Bone marrow-derived mesenchymal stem cells expressing the Shh transgene promotes functional recovery after spinal cord injury in rats.


PMID 24837681

Abstract

Spinal cord injury (SCI) is one of the most disabling diseases. Cell-based gene therapy is becoming a major focus for the treatment of SCI. Bone marrow-derived mesenchymal stem cells (BMSCs) are a promising stem cell type useful for repairing SCI. However, the effects of BMSCs transplants are likely limited because of low transplant survival after SCI. Sonic hedgehog (Shh) is a multifunctional growth factor which can facilitate neuronal and BMSCs survival, promote axonal growth, prevent activation of the astrocyte lineage, and enhance the delivery of neurotrophic factors in BMSCs. However, treatment of SCI with Shh alone also has limited effects on recovery, because the protein is cleared quickly. In this study, we investigated the use of BMSCs overexpressing the Shh transgene (Shh-BMSCs) in the treatment of rats with SCI, which could stably secrete Shh and thereby enhance the effects of BMSCs, in an attempt to combine the advantages of Shh and BMSCs and so to promote functional recovery.
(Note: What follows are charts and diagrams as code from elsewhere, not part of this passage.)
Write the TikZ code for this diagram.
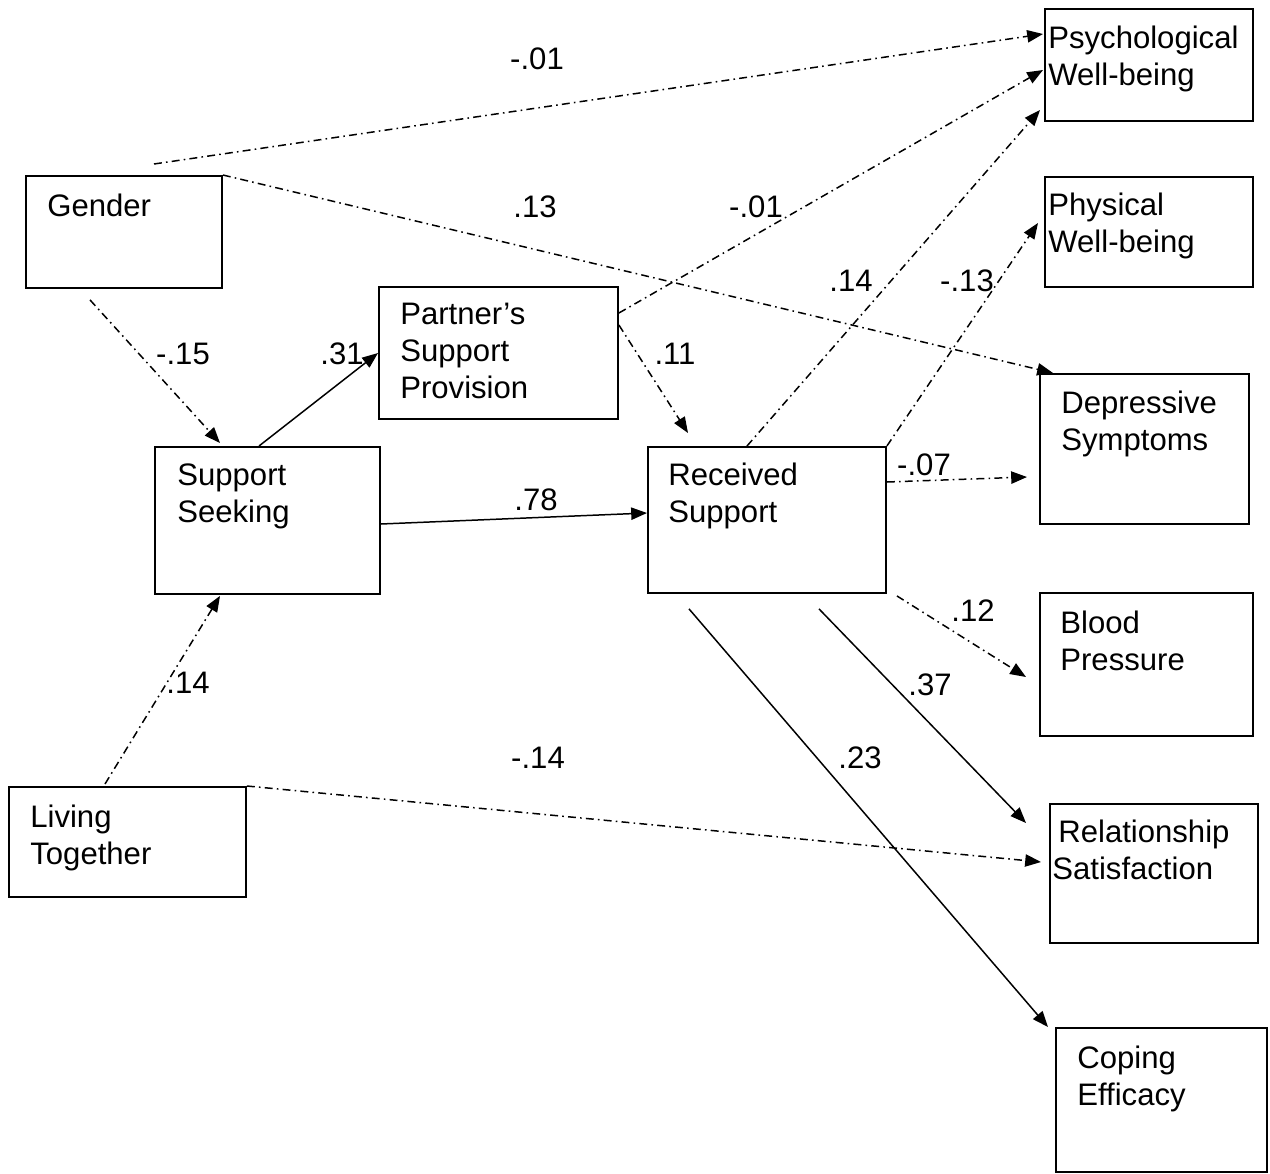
\documentclass[tikz,border=0pt]{standalone}
\usepackage{fontspec}
\setmainfont{Liberation Sans}
\usetikzlibrary{arrows.meta}
\begin{document}
\begin{tikzpicture}[x=0.02cm,y=-0.02cm,
  box/.style={draw, line width=1.1pt, inner sep=0pt, anchor=north west},
  txt/.style={inner sep=0pt, anchor=north west, align=left, font=\fontsize{17.7}{21}\selectfont},
  lab/.style={inner sep=0pt, anchor=base, font=\fontsize{17.7}{21}\selectfont},
  sol/.style={line width=0.85pt, -{Triangle[length=9pt,width=7pt]}},
  dd/.style={sol, dash pattern=on 4.5pt off 2.4pt on 0.9pt off 2.4pt}]
\path[use as bounding box] (0,0) rectangle (1270,1173);

% boxes
\node[box, minimum width=3.92cm, minimum height=2.24cm] (gender) at (25,175) {};
\node[box, minimum width=4.78cm, minimum height=2.64cm] (partner) at (378,286) {};
\node[box, minimum width=4.50cm, minimum height=2.94cm] (seek) at (154,446) {};
\node[box, minimum width=4.76cm, minimum height=2.92cm] (recv) at (647,446) {};
\node[box, minimum width=4.74cm, minimum height=2.20cm] (living) at (8,786) {};
\node[box, minimum width=4.16cm, minimum height=2.24cm] (psych) at (1044,8) {};
\node[box, minimum width=4.16cm, minimum height=2.20cm] (phys) at (1044,176) {};
\node[box, minimum width=4.18cm, minimum height=3.00cm] (depr) at (1039,373) {};
\node[box, minimum width=4.26cm, minimum height=2.86cm] (blood) at (1039,592) {};
\node[box, minimum width=4.16cm, minimum height=2.78cm] (rel) at (1049,803) {};
\node[box, minimum width=4.22cm, minimum height=2.88cm] (cope) at (1055,1027) {};

% texts
\node[txt] (gendert) at (47,193.5) {Gender};
\node[txt] (partnert) at (400,302.5) {Partner’s\\Support\\Provision};
\node[txt] (seekt) at (177,463.5) {Support\\Seeking};
\node[txt] (recvt) at (668,462.5) {Received\\Support};
\node[txt] (livingt) at (30,804.5) {Living\\Together};
\node[txt] (psycht) at (1048,25.5) {Psychological\\Well-being};
\node[txt] (physt) at (1048,192.5) {Physical\\Well-being};
\node[txt] (deprt) at (1061,390.5) {Depressive\\Symptoms};
\node[txt] (bloodt) at (1060,610.5) {Blood\\Pressure};
\node[txt] (relt) at (1052,819.5) {\hspace*{0.12cm}Relationship\\Satisfaction};
\node[txt] (copet) at (1077,1045.5) {Coping\\Efficacy};

% connectors
\draw[dd] ([shift={(129,-11)}]gender.north west) -- ([shift={(-1,26)}]psych.north west);
\draw[dd] (gender.north east) -- ([shift={(14,0)}]depr.north west);
\draw[dd] ([shift={(65,11)}]gender.south west) -- ([shift={(66,-3)}]seek.north west);
\draw[sol] ([shift={(105,0)}]seek.north west) -- ([shift={(0,67)}]partner.north west);
\draw[dd] ([shift={(0,27)}]partner.north east) -- ([shift={(-1,62)}]psych.north west);
\draw[dd] ([shift={(0,39)}]partner.north east) -- ([shift={(41,-13)}]recv.north west);
\draw[sol] ([shift={(0,78)}]seek.north east) -- ([shift={(0,67)}]recv.north west);
\draw[dd] ([shift={(100,0)}]recv.north west) -- ([shift={(-4,102)}]psych.north west);
\draw[dd] (recv.north east) -- ([shift={(-6,47)}]phys.north west);
\draw[dd] ([shift={(0,36)}]recv.north east) -- ([shift={(-12,104)}]depr.north west);
\draw[dd] ([shift={(10,2)}]recv.south east) -- ([shift={(-13,85)}]blood.north west);
\draw[sol] ([shift={(172,15)}]recv.south west) -- ([shift={(-23,20)}]rel.north west);
\draw[sol] ([shift={(42,15)}]recv.south west) -- ([shift={(-7,0)}]cope.north west);
\draw[dd] ([shift={(97,-2)}]living.north west) -- ([shift={(66,1)}]seek.south west);
\draw[dd] (living.north east) -- ([shift={(-8,59)}]rel.north west);

% labels
\node[lab] (l1) at (537,69) {-.01};
\node[lab] (l2) at (535,217) {.13};
\node[lab] (l3) at (183,364) {-.15};
\node[lab] (l4) at (342,364) {.31};
\node[lab] (l5) at (756,217) {-.01};
\node[lab] (l6) at (851,291) {.14};
\node[lab] (l7) at (967,291) {-.13};
\node[lab] (l8) at (675,364) {.11};
\node[lab] (l9) at (536,510) {.78};
\node[lab] (l10) at (924,475) {-.07};
\node[lab] (l11) at (973,621) {.12};
\node[lab] (l12) at (930,695) {.37};
\node[lab] (l13) at (860,768) {.23};
\node[lab] (l14) at (188,693) {.14};
\node[lab] (l15) at (538,768) {-.14};
\end{tikzpicture}
\end{document}
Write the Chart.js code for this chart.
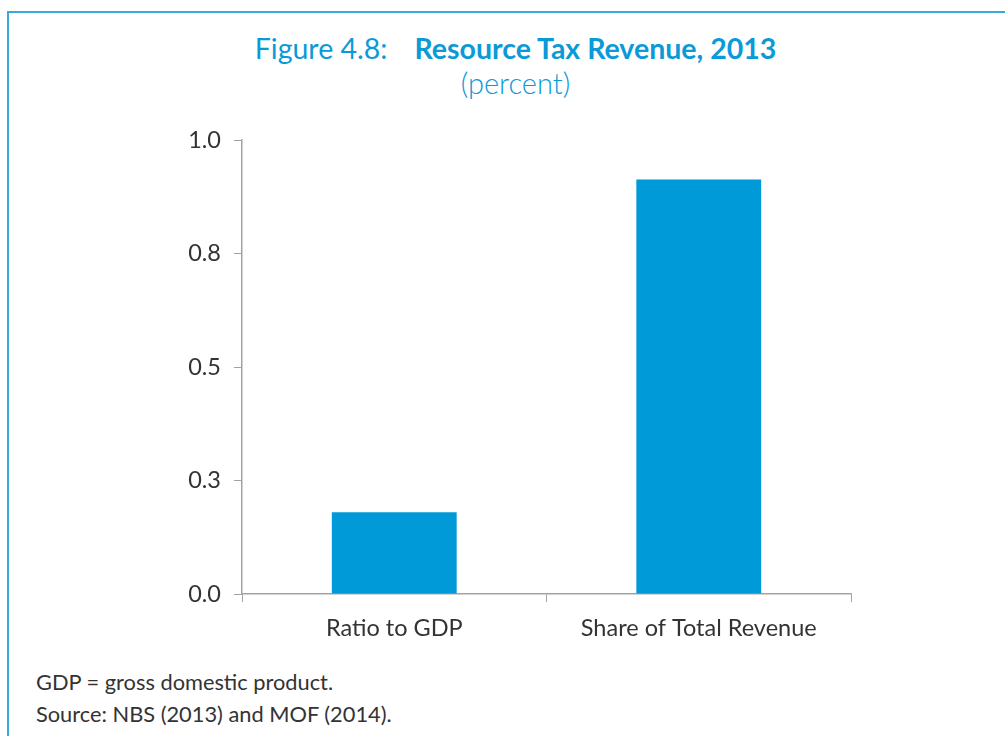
<!DOCTYPE html>
<html>
<head>
<meta charset="utf-8">
<script src="https://cdn.jsdelivr.net/npm/chart.js@4"></script>
<style>
  html, body { margin: 0; padding: 0; background: #fff; }
  body { width: 1005px; height: 736px; position: relative; overflow: hidden; font-family: Lato, "Open Sans", sans-serif; }
  .frame { position: absolute; left: 7px; top: 11px; right: -2px; bottom: -2px; border-top: 2px solid #3aa9dc; border-left: 2px solid #3aa9dc; }
  .title { position: absolute; left: 0; width: 1031px; top: 30px; text-align: center; color: #0a9ad8; font-size: 28.5px; line-height: 36px; }
  .title b { margin-left: 27px; }
  .sub { position: absolute; left: 0; width: 1031px; top: 65px; text-align: center; color: #0a9ad8; font-size: 29px; font-weight: 300; line-height: 36px; }
  .note { position: absolute; left: 36px; color: #333; font-size: 21.8px; }
  #wrap { position: absolute; left: 0; top: 0; width: 1005px; height: 736px; }
</style>
</head>
<body>
<div class="frame"></div>
<div class="title">Figure 4.8:<b>Resource Tax Revenue, 2013</b></div>
<div class="sub">(percent)</div>
<div class="note" style="top:668px">GDP = gross domestic product.</div>
<div class="note" style="top:700px">Source: NBS (2013) and MOF (2014).</div>
<div id="wrap"><canvas id="chart" width="1005" height="736"></canvas></div>
<script>
// values
const categories = ['Ratio to GDP', 'Share of Total Revenue'];
const revenueShare = [0.18, 0.913];
const yTicks = [0, 0.25, 0.5, 0.75, 1.0];
const yTickLabels = ['0.0', '0.3', '0.5', '0.8', '1.0'];

const axisGray = '#a3a3a3';
const textDark = '#333333';

new Chart(document.getElementById('chart').getContext('2d'), {
  type: 'bar',
  data: {
    labels: categories,
    datasets: [{
      data: revenueShare,
      backgroundColor: '#009ad9',
      borderWidth: 0,
      barPercentage: 0.41,
      categoryPercentage: 1
    }]
  },
  options: {
    responsive: false,
    animation: false,
    layout: { padding: { left: 0, right: 154, top: 140, bottom: 82 } },
    plugins: { legend: { display: false }, tooltip: { enabled: false } },
    scales: {
      x: {
        offset: true,
        grid: { offset: true, drawOnChartArea: false, drawTicks: true, tickLength: 8, color: axisGray },
        border: { color: axisGray, width: 1.5 },
        ticks: { color: textDark, font: { family: 'Lato', size: 23.5 }, padding: 12 },
        afterFit: function(scale) { scale.height = 60; }
      },
      y: {
        min: 0,
        max: 1,
        afterBuildTicks: function(scale) {
          scale.ticks = yTicks.map(function(v) { return { value: v }; });
        },
        grid: { drawOnChartArea: false, drawTicks: true, tickLength: 8, color: axisGray },
        border: { color: axisGray, width: 1.5 },
        ticks: {
          color: textDark,
          font: { family: 'Lato', size: 23.5 },
          padding: 13,
          callback: function(value, index) { return yTickLabels[index]; }
        },
        afterFit: function(scale) { scale.width = 242; }
      }
    }
  }
});
</script>
</body>
</html>
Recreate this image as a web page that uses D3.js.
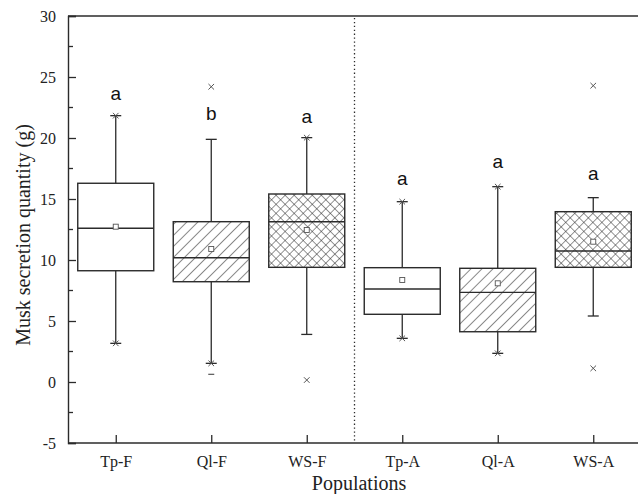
<!DOCTYPE html>
<html><head><meta charset="utf-8">
<script src="https://cdn.jsdelivr.net/npm/d3@7"></script>
<style>body{margin:0;background:#fff}svg{display:block}</style>
</head><body>
<svg id="c" width="638" height="494"></svg>
<script>
const categories = ["Tp-F","Ql-F","WS-F","Tp-A","Ql-A","WS-A"];
const patterns   = ["none","diag","cross","none","diag","cross"];
const q1         = [9.12, 8.22, 9.40, 5.55, 4.12, 9.40];
const median     = [12.6, 10.19, 13.14, 7.62, 7.35, 10.74];
const q3         = [16.29, 13.14, 15.41, 9.37, 9.32, 13.96];
const means      = [12.73, 10.9, 12.46, 8.36, 8.09, 11.5];
const whiskLow   = [3.17, 1.53, 3.9, 3.58, 2.35, 5.41];
const whiskHigh  = [21.83, 19.89, 20.03, 14.78, 16.01, 15.11];
const crossPts   = [[21.83,3.17],[24.2,1.53],[20.03,0.16],[14.78,3.58],[16.01,2.35],[24.29,1.12]];
const dashPts    = [[],[0.63],[],[],[],[]];
const letters    = ["a","b","a","a","a","a"];
const letterY    = [23.6, 22.0, 21.7, 16.6, 18.0, 17.05];
const yTicks     = [-5,0,5,10,15,20,25,30];

const svg = d3.select("#c");
const L = 68, R = 641, T = 16, B = 443;
const x = d3.scaleLinear().domain([0.5, 6.5]).range([L, R]);
const y = d3.scaleLinear().domain([-5, 30]).range([B, T]);
const ink = "#2b2b2b";
const serif = "Liberation Serif, Times New Roman, serif";

const defs = svg.append("defs");
const pd = defs.append("pattern").attr("id","diag").attr("patternUnits","userSpaceOnUse")
  .attr("width",7.8).attr("height",10).attr("patternTransform","rotate(45)");
pd.append("line").attr("x1",0).attr("y1",0).attr("x2",0).attr("y2",10).attr("stroke",ink).attr("stroke-width",1.1);
const pc = defs.append("pattern").attr("id","cross").attr("patternUnits","userSpaceOnUse")
  .attr("width",6.4).attr("height",6.4).attr("patternTransform","rotate(45)");
pc.append("line").attr("x1",0).attr("y1",0).attr("x2",0).attr("y2",6.4).attr("stroke",ink).attr("stroke-width",1);
pc.append("line").attr("x1",0).attr("y1",0).attr("x2",6.4).attr("y2",0).attr("stroke",ink).attr("stroke-width",1);

// frame
svg.append("line").attr("x1",L).attr("x2",R).attr("y1",T).attr("y2",T).attr("stroke",ink).attr("stroke-width",1.4);
// divider
svg.append("line").attr("x1",x(3.5)).attr("x2",x(3.5)).attr("y1",T+2).attr("y2",B)
  .attr("stroke",ink).attr("stroke-width",1.3).attr("stroke-dasharray","1.3,2.6");

// y axis
const yAxis = svg.append("g").attr("transform",`translate(${L},0)`)
  .call(d3.axisLeft(y).tickValues(yTicks).tickSize(-8).tickPadding(12).tickFormat(d=>String(d)));
yAxis.select(".domain").attr("stroke",ink).attr("stroke-width",1.4);
yAxis.selectAll(".tick line").attr("stroke",ink).attr("stroke-width",1.3);
yAxis.selectAll(".tick text").attr("font-family",serif).attr("font-size",16).attr("fill","#222");
const minor = d3.range(-2.5, 30, 5);
svg.append("g").selectAll("line").data(minor).join("line")
  .attr("x1",L).attr("x2",L+5).attr("y1",d=>y(d)).attr("y2",d=>y(d)).attr("stroke",ink).attr("stroke-width",1.3);

// x axis
const xAxis = svg.append("g").attr("transform",`translate(0,${B})`)
  .call(d3.axisBottom(x).tickValues(d3.range(1,7)).tickSize(-8).tickPadding(13).tickFormat(i=>categories[i-1]));
xAxis.select(".domain").attr("stroke",ink).attr("stroke-width",1.4).attr("d",`M${L},0H${R}`);
xAxis.selectAll(".tick line").attr("stroke",ink).attr("stroke-width",1.3);
xAxis.selectAll(".tick text").attr("font-family",serif).attr("font-size",16).attr("fill","#222");

// axis titles
svg.append("text").attr("x",359).attr("y",490).attr("text-anchor","middle")
  .attr("font-family",serif).attr("font-size",20).attr("fill","#222").text("Populations");
svg.append("text").attr("transform","translate(30,235) rotate(-90)").attr("text-anchor","middle")
  .attr("font-family",serif).attr("font-size",20).attr("fill","#222").text("Musk secretion quantity (g)");

// boxes
const bw = 76, cw = 11;
const g = svg.append("g");
categories.forEach((c,i)=>{
  const cx = x(i+1);
  g.append("line").attr("x1",cx).attr("x2",cx).attr("y1",y(whiskHigh[i])).attr("y2",y(q3[i])).attr("stroke",ink).attr("stroke-width",1.3);
  g.append("line").attr("x1",cx).attr("x2",cx).attr("y1",y(q1[i])).attr("y2",y(whiskLow[i])).attr("stroke",ink).attr("stroke-width",1.3);
  [whiskHigh[i], whiskLow[i]].forEach(v=>{
    g.append("line").attr("x1",cx-cw/2).attr("x2",cx+cw/2).attr("y1",y(v)).attr("y2",y(v)).attr("stroke",ink).attr("stroke-width",1.3);
  });
  g.append("rect").attr("x",cx-bw/2).attr("width",bw).attr("y",y(q3[i])).attr("height",y(q1[i])-y(q3[i]))
    .attr("fill", patterns[i]==="none" ? "#fff" : `url(#${patterns[i]})`).attr("stroke",ink).attr("stroke-width",1.4);
  g.append("line").attr("x1",cx-bw/2).attr("x2",cx+bw/2).attr("y1",y(median[i])).attr("y2",y(median[i])).attr("stroke",ink).attr("stroke-width",1.4);
  g.append("rect").attr("x",cx-2.5).attr("y",y(means[i])-2.5).attr("width",5).attr("height",5)
    .attr("fill","#fff").attr("stroke","#555").attr("stroke-width",0.9);
  crossPts[i].forEach(v=>{
    const py = y(v), s = 2.8;
    g.append("path").attr("d",`M${cx-s},${py-s}L${cx+s},${py+s}M${cx-s},${py+s}L${cx+s},${py-s}`)
      .attr("stroke","#555").attr("stroke-width",1);
  });
  dashPts[i].forEach(v=>{
    g.append("line").attr("x1",cx-3).attr("x2",cx+3).attr("y1",y(v)).attr("y2",y(v)).attr("stroke","#555").attr("stroke-width",1.2);
  });
  g.append("text").attr("x",cx).attr("y",y(letterY[i])+6).attr("text-anchor","middle")
    .attr("font-family","Liberation Sans, Arial, sans-serif").attr("font-size",19).attr("fill","#111").text(letters[i]);
});
</script>
</body></html>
After Shh-BMSCs treatment of SCI via the subarachnoid, we detected significantly greater damage recovery compared with that seen in rats treated with phosphate-buffered saline (PBS) and BMSCs. Use of Shh-BMSCs increased the expression and secretion of Shh, basic fibroblast growth factor (bFGF) and vascular endothelial growth factor (VEGF), improved the behavioral function, enhanced the BMSCs survival, promoted the expression level of neurofilament 200 (NF200), and reduced the expression of glial fibrillary acidic protein (GFAP). Thus, our results indicated that Shh-BMSCs enhanced recovery of neurological function after SCI in rats and could be a potential valuable therapeutic intervention for SCI in humans.